═══ Data shown ═══

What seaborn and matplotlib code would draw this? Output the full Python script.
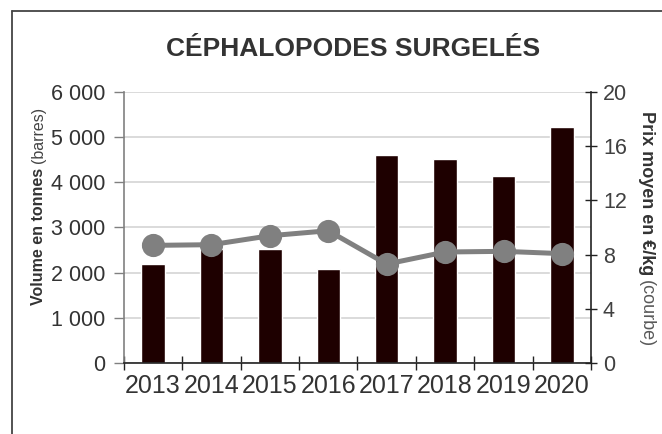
import matplotlib
matplotlib.use("Agg")
import matplotlib.pyplot as plt
import matplotlib.lines as mlines
import seaborn as sns

# données
annees = ["2013", "2014", "2015", "2016", "2017", "2018", "2019", "2020"]
volume_tonnes = [2200, 2530, 2530, 2090, 4600, 4510, 4130, 5235]
prix_kg = [8.68, 8.73, 9.39, 9.76, 7.30, 8.19, 8.24, 8.07]

sns.set_theme(style="white")
plt.rcParams["font.family"] = ["Liberation Sans", "DejaVu Sans"]

W, H = 662, 434
fig = plt.figure(figsize=(W / 100, H / 100), dpi=100)
ax = fig.add_axes([0.187, 0.1636, 0.706, 0.6245])

# barres : volume
sns.barplot(x=annees, y=volume_tonnes, ax=ax, color="#1e0000",
            width=0.4, saturation=1, zorder=2)
ax.set_ylim(0, 6000)
ax.set_yticks(range(0, 6001, 1000))
ax.set_yticklabels([f"{v:,}".replace(",", " ") for v in range(0, 6001, 1000)],
                   fontsize=15.5, color="#333333")
ax.grid(axis="y", color="#d4d4d4", linewidth=1.2, zorder=0)
ax.set_axisbelow(True)
ax.set_xlim(-0.5, 7.5)

# ticks x aux limites des catégories, libellés au centre
ax.set_xticks([i - 0.5 for i in range(9)])
ax.set_xticklabels([])
ax.set_xticks(range(8), minor=True)
ax.set_xticklabels(annees, minor=True, fontsize=18, color="#333333")
ax.tick_params(axis="x", which="major", direction="inout", length=10,
               width=1, color="#222222", bottom=True)
ax.tick_params(axis="x", which="minor", length=0, pad=8)
ax.tick_params(axis="y", direction="out", length=7, width=1,
               color="#808080", left=True, pad=6)
ax.set_xlabel("")

for s in ["top", "right"]:
    ax.spines[s].set_visible(False)
ax.spines["left"].set_color("#808080")
ax.spines["left"].set_linewidth(1.2)
ax.spines["bottom"].set_color("#222222")
ax.spines["bottom"].set_linewidth(1.2)

# courbe : prix moyen
ax2 = ax.twinx()
sns.pointplot(x=annees, y=prix_kg, ax=ax2, color="#808080",
              markersize=14, linewidth=3.6, zorder=3)
ax2.set_ylim(0, 20)
ax2.set_yticks(range(0, 21, 4))
ax2.set_yticklabels([str(v) for v in range(0, 21, 4)], fontsize=15.5,
                    color="#404040")
ax2.tick_params(axis="y", direction="inout", length=9, width=1,
                color="#222222", right=True, pad=4)
ax2.set_xlim(-0.5, 7.5)
ax2.grid(False)
for s in ["top", "left", "bottom"]:
    ax2.spines[s].set_visible(False)
ax2.spines["right"].set_color("#222222")
ax2.spines["right"].set_linewidth(1.2)

fig.suptitle("CÉPHALOPODES SURGELÉS", x=0.533, y=0.915, fontsize=19,
             fontweight="bold", color="#333333")

# titres des axes : partie grasse + partie normale, collées l'une à l'autre
def titre_axe(x, yc, gras, normal, rot, size, col_norm):
    t1 = fig.text(x, 0.5, gras, rotation=rot, fontsize=size, fontweight="bold",
                  color="#333333", ha="center", va="center")
    t2 = fig.text(x, 0.5, normal, rotation=rot, fontsize=size,
                  color=col_norm, ha="center", va="center")
    fig.canvas.draw()
    r = fig.canvas.get_renderer()
    h1 = t1.get_window_extent(r).height
    h2 = t2.get_window_extent(r).height
    gap = size * 0.35
    total = h1 + h2 + gap
    top = yc * H + total / 2
    if rot == 90:
        # lecture de bas en haut : gras en bas
        t1.set_y((top - total + h1 / 2) / H)
        t2.set_y((top - h2 / 2) / H)
    else:
        t1.set_y((top - h1 / 2) / H)
        t2.set_y((top - total + h2 / 2) / H)

titre_axe(0.058, 1 - 206 / H, "Volume en tonnes", "(barres)", 90, 11.5, "#444444")
titre_axe(0.977, 1 - 229 / H, "Prix moyen en €/kg", "(courbe)", -90, 13, "#595959")

# cadre partiel autour du graphique
fig.add_artist(mlines.Line2D([12 / W, 12 / W], [0, 1 - 11 / H],
                             color="#444444", linewidth=1.3))
fig.add_artist(mlines.Line2D([12 / W, 1], [1 - 11 / H, 1 - 11 / H],
                             color="#444444", linewidth=1.3))

fig.savefig("out.png", dpi=100)
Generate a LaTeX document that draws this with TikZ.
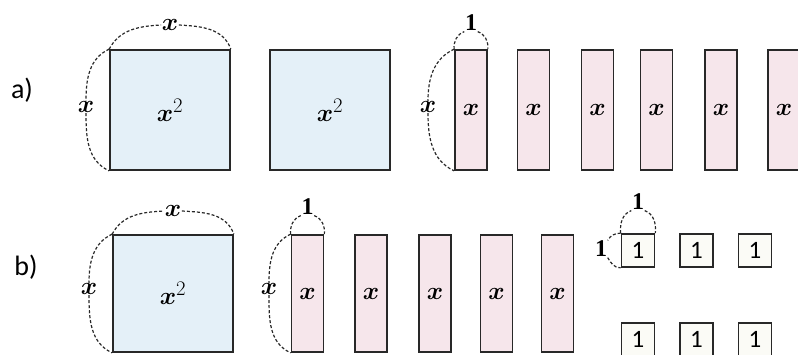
\documentclass[tikz,border=0pt]{standalone}
\usepackage{fontspec}
\setmainfont{Liberation Serif}
\newfontfamily\calib{Carlito}
\definecolor{bluefill}{RGB}{228,240,248}
\definecolor{pinkfill}{RGB}{246,230,235}
\definecolor{onefill}{RGB}{251,251,246}
\definecolor{ink}{RGB}{40,40,40}
\newcommand{\vx}{$\boldsymbol{x}$}
\newcommand{\vxx}{$\boldsymbol{x}^{2}$}
\usepackage{amsmath}
\begin{document}
\begin{tikzpicture}[x=1pt,y=-1pt,
  box/.style={draw=ink,line width=1.7pt,inner sep=0pt,
    font=\fontsize{28}{28}\selectfont},
  bigsq/.style={box,fill=bluefill,minimum width=120pt,minimum height=120pt},
  bigsqb/.style={box,fill=bluefill,minimum width=120pt,minimum height=117pt},
  xrect/.style={box,fill=pinkfill,minimum width=32pt,minimum height=120pt},
  xrectb/.style={box,fill=pinkfill,minimum width=32pt,minimum height=117pt},
  unit/.style={box,fill=onefill,minimum width=33pt,minimum height=33pt,
    font=\fontsize{25}{25}\selectfont\calib},
  arcline/.style={ink,line width=1.2pt,dash pattern=on 3pt off 2pt},
  lx/.style={inner sep=0.5pt,font=\fontsize{28}{28}\selectfont},
  lone/.style={inner sep=0.5pt,font=\fontsize{24}{24}\selectfont\bfseries},
  tag/.style={inner sep=0pt,font=\fontsize{28}{28}\selectfont\calib},
]
\useasboundingbox (0,0) rectangle (798,354);
% ---------------- row a
\node[tag] (ta) at (22,90) {a)};
\node[bigsq] (a1) at (170,110) {\vxx};
\node[bigsq] (a2) at (330,110) {\vxx};
\node[xrect] (r1) at (471,110) {\vx};
\node[xrect] (r2) at (533.5,110) {\vx};
\node[xrect] (r3) at (597.5,110) {\vx};
\node[xrect] (r4) at (656.5,110) {\vx};
\node[xrect] (r5) at (721,110) {\vx};
\node[xrect] (r6) at (784,110) {\vx};
% arcs of a1
\node[lx] (a1t) at (170,25) {\vx};
\node[lx] (a1l) at (86,107) {\vx};
\draw[arcline] (a1.north west) to[out=62,in=183] (a1t.west);
\draw[arcline] (a1t.east) to[out=-3,in=110] (a1.north east);
\draw[arcline] (a1.north west) to[out=205,in=90] (a1l.north);
\draw[arcline] (a1l.south) to[out=270,in=155] (a1.south west);
% arcs of r1
\node[lone] (r1t) at (471,23) {1};
\node[lx] (r1l) at (428,107) {\vx};
\draw[arcline] (r1.north west) to[out=95,in=200] (r1t.south west);
\draw[arcline] (r1t.south east) to[out=-20,in=85] (r1.north east);
\draw[arcline] (r1.north west) to[out=205,in=90] (r1l.north);
\draw[arcline] (r1l.south) to[out=270,in=155] (r1.south west);
% ---------------- row b
\node[tag] (tb) at (26,267) {b)};
\node[bigsqb] (b1) at (173,293.5) {\vxx};
\node[xrectb] (q1) at (307.5,293.5) {\vx};
\node[xrectb] (q2) at (371,293.5) {\vx};
\node[xrectb] (q3) at (435,293.5) {\vx};
\node[xrectb] (q4) at (496.5,293.5) {\vx};
\node[xrectb] (q5) at (557.5,293.5) {\vx};
\node[unit] (u1) at (638,250.5) {1};
\node[unit] (u2) at (696.5,250.5) {1};
\node[unit] (u3) at (755,250.5) {1};
\node[unit] (u4) at (638,339.5) {1};
\node[unit] (u5) at (696.5,339.5) {1};
\node[unit] (u6) at (755,339.5) {1};
% arcs of b1
\node[lx] (b1t) at (173,211) {\vx};
\node[lx] (b1l) at (89,289) {\vx};
\draw[arcline] (b1.north west) to[out=62,in=183] (b1t.west);
\draw[arcline] (b1t.east) to[out=-3,in=110] (b1.north east);
\draw[arcline] (b1.north west) to[out=205,in=90] (b1l.north);
\draw[arcline] (b1l.south) to[out=270,in=155] (b1.south west);
% arcs of q1
\node[lone] (q1t) at (307.5,207) {1};
\node[lx] (q1l) at (269,289) {\vx};
\draw[arcline] (q1.north west) to[out=95,in=200] (q1t.south west);
\draw[arcline] (q1t.south east) to[out=-20,in=85] (q1.north east);
\draw[arcline] (q1.north west) to[out=205,in=90] (q1l.north);
\draw[arcline] (q1l.south) to[out=270,in=155] (q1.south west);
% arcs of u1
\node[lone] (u1t) at (638,202) {1};
\node[lone] (u1l) at (601,249) {1};
\draw[arcline] (u1.north west) to[out=95,in=200] (u1t.south west);
\draw[arcline] (u1t.south east) to[out=-20,in=85] (u1.north east);
\draw[arcline] (u1.north west) to[out=180,in=60] (u1l.north east);
\draw[arcline] (u1l.south east) to[out=-60,in=180] (u1.south west);
\end{tikzpicture}
\end{document}
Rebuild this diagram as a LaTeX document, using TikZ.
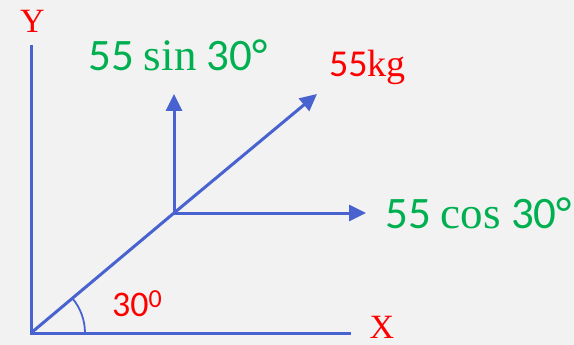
\documentclass[tikz,border=0pt]{standalone}
\usepackage{fontspec}
\setmainfont{Carlito}
\newfontfamily\serifit{Liberation Serif}
\usetikzlibrary{arrows.meta,calc}
\definecolor{axisblue}{RGB}{72,98,208}
\definecolor{labgreen}{RGB}{0,176,80}
\definecolor{labred}{RGB}{255,0,0}
\definecolor{bg}{RGB}{242,242,242}
\begin{document}
\begin{tikzpicture}[x=1pt,y=-1pt,
  line/.style={draw=axisblue,line width=3pt},
  vec/.style={line,-{Triangle[length=17pt,width=16pt]}},
  lbl/.style={inner sep=0pt,anchor=base west},
  ang/.style={draw=axisblue,line width=1.8pt}]
\fill[bg] (0,0) rectangle (574,345);
\useasboundingbox (0,0) rectangle (574,345);
\coordinate (O) at (31,333);
\coordinate (J) at (174,213);
\coordinate (Ytop) at (31,45);
\coordinate (Xend) at (351,333);
\coordinate (Vtip) at (174,94);
\coordinate (Dtip) at (317,94);
\coordinate (Htip) at (366,213);
\draw[line] (Ytop) -- (O) -- (Xend);
\draw[line] (O) -- (J);
\draw[vec] (J) -- (Dtip);
\draw[vec] (J) -- (Vtip);
\draw[vec] (J) -- (Htip);
\draw[ang] ($(O)+(54,0)$) arc[start angle=0,end angle=-40,radius=54];
\node[inner sep=0pt,anchor=base,text=labred,font=\serifit\fontsize{34}{34}\selectfont] (ylab) at (32.5,33) {Y};
\node[inner sep=0pt,anchor=base,text=labred,font=\serifit\fontsize{34}{34}\selectfont] (xlab) at (382,338) {X};
\node[lbl,text=labgreen,font=\fontsize{45}{45}\selectfont] (sinlab) at (88,71) {55 {\serifit sin} 30°};
\node[lbl,text=labgreen,font=\fontsize{45}{45}\selectfont] (coslab) at (385,228) {55 {\serifit cos} 30°};
\node[lbl,text=labred,font=\fontsize{38}{38}\selectfont] (kglab) at (329,77) {55{\serifit kg}};
\node[lbl,text=labred,font=\fontsize{36}{36}\selectfont] (anglab) at (112,316) {30\raisebox{9pt}{\fontsize{26}{26}\selectfont 0}};
\end{tikzpicture}
\end{document}
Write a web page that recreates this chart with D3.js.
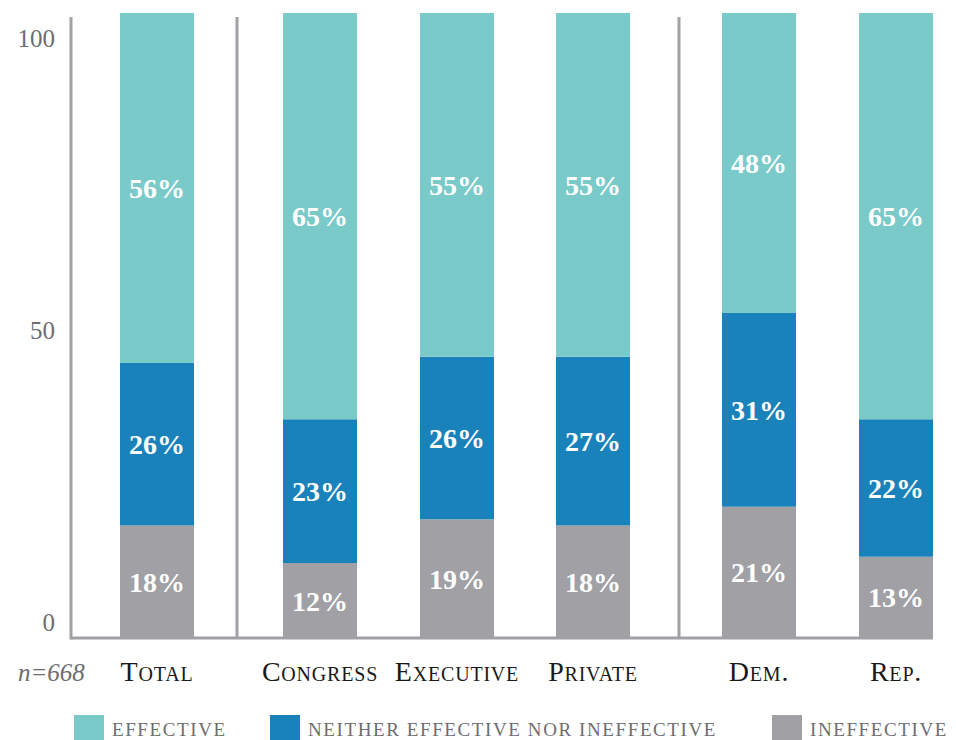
<!DOCTYPE html>
<html>
<head>
<meta charset="utf-8">
<script src="https://cdn.jsdelivr.net/npm/d3@7/dist/d3.min.js"></script>
<style>
body { margin: 0; background: #fff; }
svg text { font-family: "Liberation Serif", "DejaVu Serif", serif; }
</style>
</head>
<body>
<script>
var categories = ['Total', 'Congress', 'Executive', 'Private', 'Dem.', 'Rep.'];
var ineffective = [18, 12, 19, 18, 21, 13];
var neither = [26, 23, 26, 27, 31, 22];
var effective = [56, 65, 55, 55, 48, 65];
var yTicks = [0, 50, 100];
var seriesNames = ['effective', 'neither effective nor ineffective', 'ineffective'];

var _colors = {
    'effective': '#7acaca',
    'neither effective nor ineffective': '#1a82ba',
    'ineffective': '#a0a0a5'
};

var _width = 956, _height = 740;

var svg = d3.select('body').append('svg')
    .attr('width', _width).attr('height', _height);

var y = d3.scaleLinear().domain([0, 100]).range([638, 13]);
var yLabel = d3.scaleLinear().domain([0, 100]).range([622, 38]);

// bar centres sit on an uneven grid (group gaps)
var slotX = { 'Total': 157, 'Congress': 320, 'Executive': 457, 'Private': 593, 'Dem.': 759, 'Rep.': 896 };
var barW = 74;

var rows = categories.map(function(c, i){
    return { cat: c, 'ineffective': ineffective[i], 'neither effective nor ineffective': neither[i], 'effective': effective[i] };
});
var stack = d3.stack().keys(['ineffective', 'neither effective nor ineffective', 'effective']);
var layers = stack(rows);

// axis + separators
var lineCol = '#a0a0a5';
svg.append('line').attr('x1', 71).attr('x2', 71).attr('y1', 17).attr('y2', y(0) + 1.5)
    .attr('stroke', lineCol).attr('stroke-width', 3);
[237, 679].forEach(function(sx){
    svg.append('line').attr('x1', sx).attr('x2', sx).attr('y1', 17).attr('y2', y(0))
        .attr('stroke', lineCol).attr('stroke-width', 3);
});

var g = svg.append('g');
layers.forEach(function(layer){
    g.selectAll(null).data(layer).enter().append('rect')
        .attr('x', function(d){ return slotX[d.data.cat] - barW / 2; })
        .attr('y', function(d){ return y(d[1]); })
        .attr('width', barW)
        .attr('height', function(d){ return y(d[0]) - y(d[1]); })
        .attr('fill', _colors[layer.key]);
    g.selectAll(null).data(layer).enter().append('text')
        .attr('x', function(d){ return slotX[d.data.cat]; })
        .attr('y', function(d){ return (y(d[0]) + y(d[1])) / 2 + 10; })
        .attr('text-anchor', 'middle')
        .attr('fill', '#fff')
        .attr('font-weight', 'bold')
        .attr('font-size', 28)
        .text(function(d){ return (d[1] - d[0]) + '%'; });
});

svg.append('line').attr('x1', 71).attr('x2', 933).attr('y1', y(0)).attr('y2', y(0))
    .attr('stroke', lineCol).attr('stroke-width', 3);

// y tick labels
svg.selectAll('.ytick').data(yTicks).enter().append('text')
    .attr('class', 'ytick')
    .attr('x', 55)
    .attr('y', function(d){ return yLabel(d) + 9; })
    .attr('text-anchor', 'end')
    .attr('fill', '#6d6d72')
    .attr('font-size', 25)
    .text(function(d){ return d; });

// category labels
svg.selectAll('.cat').data(categories).enter().append('text')
    .attr('class', 'cat')
    .attr('x', function(d){ return slotX[d]; })
    .attr('y', 681)
    .attr('text-anchor', 'middle')
    .attr('fill', '#1a1a1a')
    .attr('font-size', 28)
    .attr('letter-spacing', 0.8)
    .style('font-variant', 'small-caps')
    .text(function(d){ return d; });

svg.append('text').attr('x', 18).attr('y', 681)
    .attr('fill', '#6d6d72').attr('font-size', 25).attr('font-style', 'italic')
    .text('n=668');

// legend
var legendX = [74, 270, 772];
seriesNames.forEach(function(s, i){
    svg.append('rect').attr('x', legendX[i]).attr('y', 715).attr('width', 30).attr('height', 30)
        .attr('fill', _colors[s]);
    svg.append('text').attr('x', legendX[i] + 38).attr('y', 736)
        .attr('fill', '#6d6d72').attr('font-size', 19).attr('letter-spacing', 1.6)
        .text(s.toUpperCase());
});
</script>
</body>
</html>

═══

Exercise brief:
Your task is to quote, unchanged, only the lines from the line bearing "Write a web" through the line bearing "var _width = 956, _height = 740;"; the pictures are not part of the copy.

Result:
Write a web page that recreates this chart with D3.js.
<!DOCTYPE html>
<html>
<head>
<meta charset="utf-8">
<script src="https://cdn.jsdelivr.net/npm/d3@7/dist/d3.min.js"></script>
<style>
body { margin: 0; background: #fff; }
svg text { font-family: "Liberation Serif", "DejaVu Serif", serif; }
</style>
</head>
<body>
<script>
var categories = ['Total', 'Congress', 'Executive', 'Private', 'Dem.', 'Rep.'];
var ineffective = [18, 12, 19, 18, 21, 13];
var neither = [26, 23, 26, 27, 31, 22];
var effective = [56, 65, 55, 55, 48, 65];
var yTicks = [0, 50, 100];
var seriesNames = ['effective', 'neither effective nor ineffective', 'ineffective'];

var _colors = {
    'effective': '#7acaca',
    'neither effective nor ineffective': '#1a82ba',
    'ineffective': '#a0a0a5'
};

var _width = 956, _height = 740;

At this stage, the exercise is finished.